AET calculated that the head office square footage allocated to it was 14,105 sq. ft. In accordance with the findings of Decision 25282-D01-2020 the AUC directed AET, in its compliance filing, to reflect the AUC’s variance of the square footage to 200 000 sq.ft.

(j) Direction 41 – Allocation of Head Office Rent Costs – USA 931.1 Lease Costs

AET was directed in its compliance filing to identify the facilities leased and to provide the calculations showing how the forecast of $1.5 million has been derived. An adjustment was required to AET’s forecast rent costs related to USA 931.1 lease costs. AET was directed to provide a revised Attachment 1 to Direction 41 that uses the AET’s share of total 2017 facility headcount to determine AET’s share of rent for each of the facilities.

(k) Directions 3, 4, 7, 10, 16, 35, 40

The AUC was satisfied that AET complied by these Directions.

Kearl Line Relocation

In Decision 25282-D01-2020 the AUC granted AET’s request to treat the Kearl Line as system costs. The AUC directed AET to include its forecast costs for the Kearl Line relocation in its consolidated filing to reflect this adjustment of Decision 22742-D01-2019.

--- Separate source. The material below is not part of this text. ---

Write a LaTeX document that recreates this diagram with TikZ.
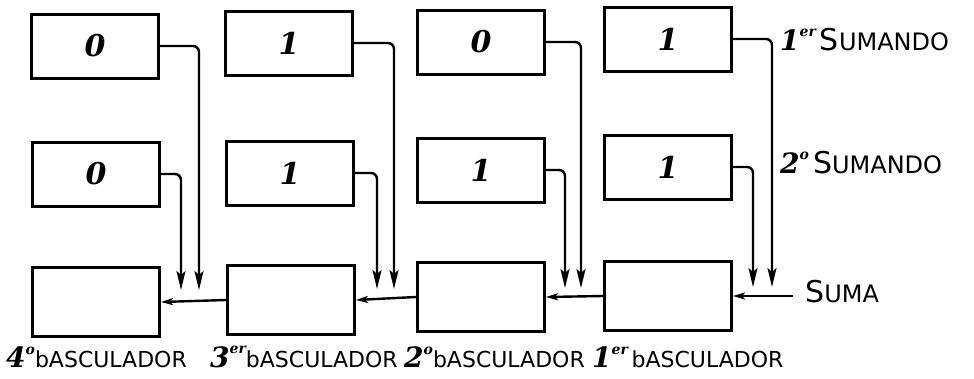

Compliance with Decision 22742-D02-2019 – Fort McMurray Wildfire

Decision 22742-D02-2019 contained three directions in dealing with utility asset disposition and other matters pertaining specifically to the Fort McMurray wildfire. The AUC varied Directions of that decision in Decision 25319-D01-2020.

The AUC directed that if there was a second compliance filing to the 2018-2019 GTA, AET was to update its supporting schedules in accordance with the findings in Decision 25139-D01-2020. AET was therefore directed to update its supporting schedules to comply with the directions, as amended by Decision 25139-D01-2020, in its consolidated filing.